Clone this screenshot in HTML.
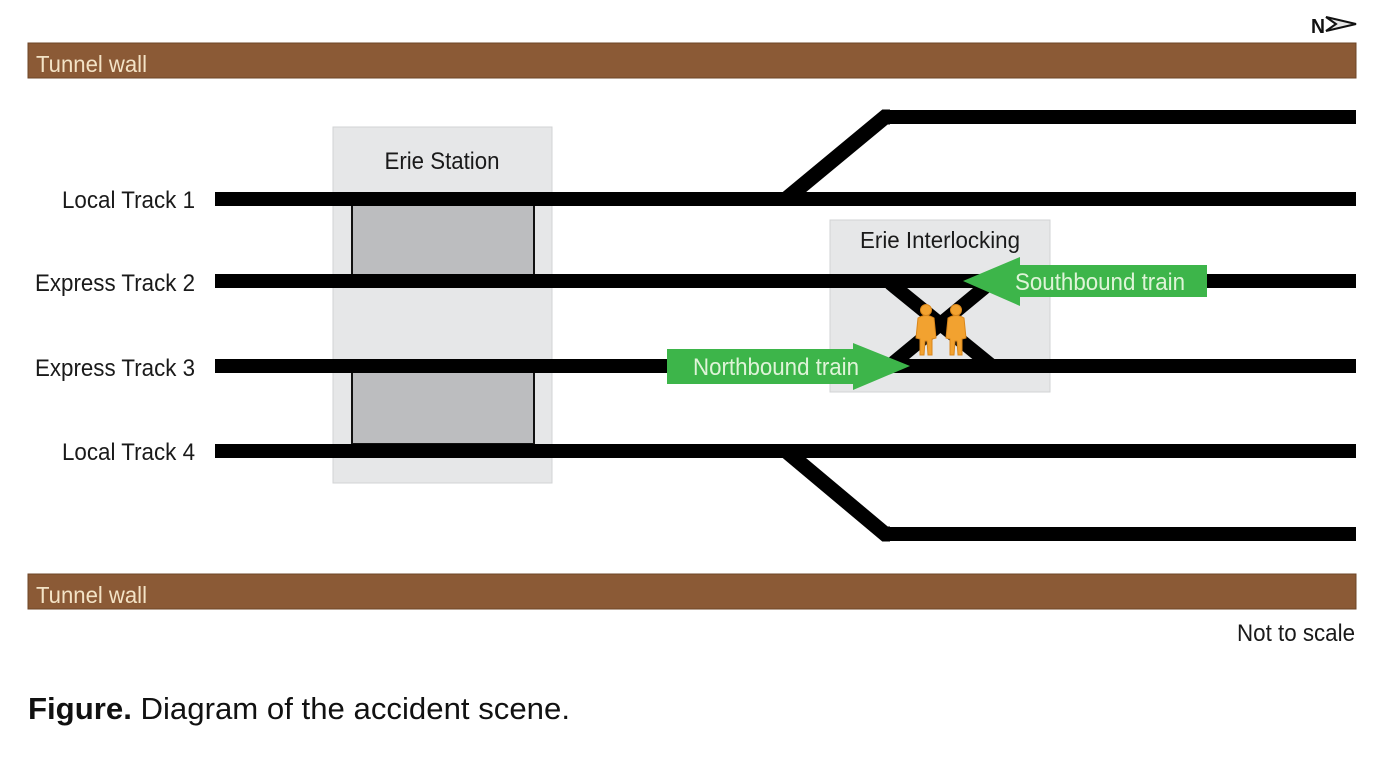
<!DOCTYPE html>
<html>
<head>
<meta charset="utf-8">
<style>
html,body{margin:0;padding:0;background:#fff;}
svg{display:block;}
text{font-family:"Liberation Sans",Arial,sans-serif;}
</style>
</head>
<body>
<svg width="1400" height="761" viewBox="0 0 1400 761" xmlns="http://www.w3.org/2000/svg">
  <rect x="0" y="0" width="1400" height="761" fill="#ffffff"/>

  <!-- North arrow -->
  <text x="1311" y="33" font-size="20" font-weight="bold" fill="#111" textLength="14" lengthAdjust="spacingAndGlyphs">N</text>
  <polygon points="1326,17 1356,24 1326,31 1336,24" fill="#e8e8e8" stroke="#111" stroke-width="2" stroke-linejoin="miter"/>

  <!-- Tunnel walls -->
  <rect x="28" y="43" width="1328" height="35" fill="#8b5a36" stroke="#6e4527" stroke-width="1"/>
  <text x="36" y="72" font-size="23" fill="#f3e3c6" textLength="111" lengthAdjust="spacingAndGlyphs">Tunnel wall</text>
  <rect x="28" y="574" width="1328" height="35" fill="#8b5a36" stroke="#6e4527" stroke-width="1"/>
  <text x="36" y="603" font-size="23" fill="#f3e3c6" textLength="111" lengthAdjust="spacingAndGlyphs">Tunnel wall</text>

  <!-- Erie Station -->
  <rect x="333" y="127" width="219" height="356" fill="#e6e7e8" stroke="#d2d3d4" stroke-width="1"/>
  <text x="442" y="169" font-size="24" fill="#1a1a1a" text-anchor="middle" textLength="115" lengthAdjust="spacingAndGlyphs">Erie Station</text>
  <rect x="352" y="205" width="182" height="70" fill="#bcbdbf" stroke="#111" stroke-width="2"/>
  <rect x="352" y="372" width="182" height="72" fill="#bcbdbf" stroke="#111" stroke-width="2"/>

  <!-- Erie Interlocking -->
  <rect x="830" y="220" width="220" height="172" fill="#e6e7e8" stroke="#d2d3d4" stroke-width="1"/>
  <text x="940" y="248" font-size="23" fill="#1a1a1a" text-anchor="middle" textLength="160" lengthAdjust="spacingAndGlyphs">Erie Interlocking</text>

  <!-- Tracks -->
  <g stroke="#000" stroke-width="15" fill="none" stroke-linejoin="miter">
    <polyline points="786,199 885,117 890,117"/>
    <polyline points="786,451 885,534 890,534"/>
  </g>
  <g fill="#000">
    <rect x="215" y="192" width="1141" height="14"/>
    <rect x="215" y="274" width="1141" height="14"/>
    <rect x="215" y="359" width="1141" height="14"/>
    <rect x="215" y="444" width="1141" height="14"/>
    <rect x="885" y="110" width="471" height="14"/>
    <rect x="885" y="527" width="471" height="14"/>
  </g>
  <!-- Crossover X -->
  <g stroke="#000" stroke-width="14" fill="none">
    <line x1="890" y1="283" x2="992" y2="366"/>
    <line x1="990" y1="283" x2="892" y2="364"/>
  </g>

  <!-- Workers -->
  <g fill="#f2a230" stroke="#d9861a" stroke-width="1">
    <circle cx="926" cy="310" r="5.5"/>
    <path d="M918,318 Q926,313 934,318 L936,338 L932,339 L932,355 L928,355 L927,341 L925,341 L924,355 L920,355 L920,339 L916,338 Z"/>
    <circle cx="956" cy="310" r="5.5"/>
    <path d="M948,318 Q956,313 964,318 L966,338 L962,339 L962,355 L958,355 L957,341 L955,341 L954,355 L950,355 L950,339 L946,338 Z"/>
  </g>

  <!-- Southbound arrow -->
  <polygon points="963,281 1020,257 1020,265 1207,265 1207,297 1020,297 1020,306" fill="#3db54a"/>
  <text x="1015" y="290" font-size="24" fill="#dff4d8" textLength="170" lengthAdjust="spacingAndGlyphs">Southbound train</text>

  <!-- Northbound arrow -->
  <polygon points="667,349 853,349 853,343 910,366 853,390 853,384 667,384" fill="#3db54a"/>
  <text x="693" y="375" font-size="24" fill="#dff4d8" textLength="166" lengthAdjust="spacingAndGlyphs">Northbound train</text>

  <!-- Track labels -->
  <g font-size="24" fill="#1a1a1a" text-anchor="end">
    <text x="195" y="208" textLength="133" lengthAdjust="spacingAndGlyphs">Local Track 1</text>
    <text x="195" y="291" textLength="160" lengthAdjust="spacingAndGlyphs">Express Track 2</text>
    <text x="195" y="376" textLength="160" lengthAdjust="spacingAndGlyphs">Express Track 3</text>
    <text x="195" y="460" textLength="133" lengthAdjust="spacingAndGlyphs">Local Track 4</text>
  </g>

  <!-- Not to scale -->
  <text x="1355" y="641" font-size="24" fill="#1a1a1a" text-anchor="end" textLength="118" lengthAdjust="spacingAndGlyphs">Not to scale</text>

  <!-- Caption -->
  <text x="28" y="719" font-size="31" fill="#111" textLength="542" lengthAdjust="spacingAndGlyphs"><tspan font-weight="bold">Figure.</tspan> Diagram of the accident scene.</text>
</svg>
</body>
</html>
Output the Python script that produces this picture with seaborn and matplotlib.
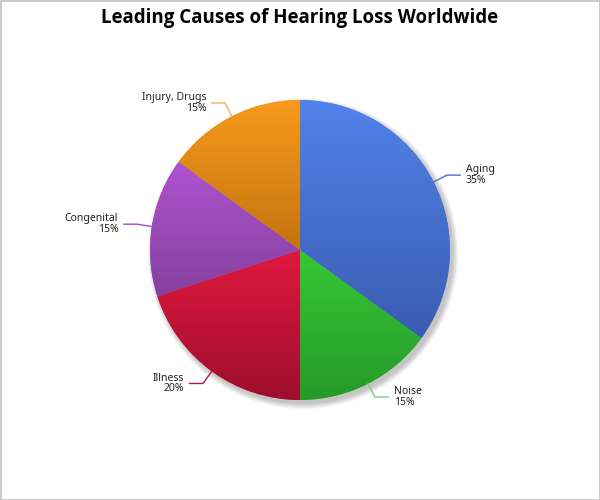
import numpy as np
import matplotlib
matplotlib.use("Agg")
import matplotlib.pyplot as plt
import matplotlib.colors as mcolors
from matplotlib.patches import Circle, Rectangle
import seaborn as sns

# Data
causes = ["Aging", "Noise", "Illness", "Congenital", "Injury, Drugs"]
shares = [35, 15, 20, 15, 15]

# Slice gradient colours (top -> bottom) and leader line colours
top_colors = ["#5282EA", "#35C835", "#E0173F", "#AE54D0", "#F89A1C"]
bottom_colors = ["#3A5CB0", "#27992A", "#9C0F2C", "#85409E", "#C27410"]
line_colors = ["#4A6FD0", "#7CCB7C", "#B01840", "#A050C0", "#F2B060"]

sns.set_theme(style="white")
plt.rcParams["font.family"] = ["Noto Sans", "DejaVu Sans"]

fig = plt.figure(figsize=(6, 5), dpi=100)
ax = fig.add_axes([0, 0, 1, 1])

# soft shadow behind the pie
for i in range(10):
    ax.add_patch(Circle((0.02, -0.025), 1.0 + 0.004 * i, color="black",
                        alpha=0.022, lw=0, zorder=0))

wedges, _ = ax.pie(shares, startangle=90, counterclock=False, radius=1,
                   center=(0, 0), colors=top_colors,
                   wedgeprops=dict(linewidth=0, zorder=1))

# vertical gradient inside each slice
grad = np.linspace(0, 1, 256).reshape(-1, 1)
for w, c0, c1 in zip(wedges, top_colors, bottom_colors):
    ext = w.get_path().get_extents()
    cmap = mcolors.LinearSegmentedColormap.from_list("g", [c1, c0])
    im = ax.imshow(grad, cmap=cmap, origin="lower", aspect="auto",
                   extent=(ext.x0, ext.x1, ext.y0, ext.y1),
                   interpolation="bilinear", zorder=2)
    im.set_clip_path(w)

# leader lines + labels
cum = np.cumsum(shares)
for i, (lab, val) in enumerate(zip(causes, shares)):
    mid = 90 - 360 * (cum[i] - val / 2) / sum(shares)
    a = np.deg2rad(mid)
    x0, y0 = np.cos(a), np.sin(a)
    x1, y1 = 1.1 * np.cos(a), 1.1 * np.sin(a)
    side = 1 if x1 > 0 else -1
    x2 = x1 + side * 0.09
    ax.plot([x0, x1, x2], [y0, y1, y1], color=line_colors[i], lw=1, zorder=3)
    ax.text(x2 + side * 0.035, y1, f"{lab}\n{val}%",
            ha="left" if side > 0 else "right",
            multialignment="left" if side > 0 else "right",
            va="center", fontsize=7.5, color="#222222", linespacing=0.95)

ax.set_xlim(-2, 2)
ax.set_ylim(-5 / 3, 5 / 3)
ax.set_aspect("equal")
ax.axis("off")

fig.text(0.5, 1 - 18 / 500, "Leading Causes of Hearing Loss Worldwide",
         ha="center", va="center", fontsize=13.5, fontweight="bold",
         family=["Open Sans", "Lato", "DejaVu Sans"], color="black")

fig.patches.append(Rectangle((0, 0), 1, 1, transform=fig.transFigure,
                             fill=False, edgecolor="#C8C8C8", lw=2))

fig.savefig("out.png", dpi=100)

━━━━

* To be done
Exclude any pictures, and restate word for word the lines from the one containing "Output the Python" through the one containing "im.set_clip_path(w)", both included.

* Result below
Output the Python script that produces this picture with seaborn and matplotlib.
import numpy as np
import matplotlib
matplotlib.use("Agg")
import matplotlib.pyplot as plt
import matplotlib.colors as mcolors
from matplotlib.patches import Circle, Rectangle
import seaborn as sns

# Data
causes = ["Aging", "Noise", "Illness", "Congenital", "Injury, Drugs"]
shares = [35, 15, 20, 15, 15]

# Slice gradient colours (top -> bottom) and leader line colours
top_colors = ["#5282EA", "#35C835", "#E0173F", "#AE54D0", "#F89A1C"]
bottom_colors = ["#3A5CB0", "#27992A", "#9C0F2C", "#85409E", "#C27410"]
line_colors = ["#4A6FD0", "#7CCB7C", "#B01840", "#A050C0", "#F2B060"]

sns.set_theme(style="white")
plt.rcParams["font.family"] = ["Noto Sans", "DejaVu Sans"]

fig = plt.figure(figsize=(6, 5), dpi=100)
ax = fig.add_axes([0, 0, 1, 1])

# soft shadow behind the pie
for i in range(10):
    ax.add_patch(Circle((0.02, -0.025), 1.0 + 0.004 * i, color="black",
                        alpha=0.022, lw=0, zorder=0))

wedges, _ = ax.pie(shares, startangle=90, counterclock=False, radius=1,
                   center=(0, 0), colors=top_colors,
                   wedgeprops=dict(linewidth=0, zorder=1))

# vertical gradient inside each slice
grad = np.linspace(0, 1, 256).reshape(-1, 1)
for w, c0, c1 in zip(wedges, top_colors, bottom_colors):
    ext = w.get_path().get_extents()
    cmap = mcolors.LinearSegmentedColormap.from_list("g", [c1, c0])
    im = ax.imshow(grad, cmap=cmap, origin="lower", aspect="auto",
                   extent=(ext.x0, ext.x1, ext.y0, ext.y1),
                   interpolation="bilinear", zorder=2)
    im.set_clip_path(w)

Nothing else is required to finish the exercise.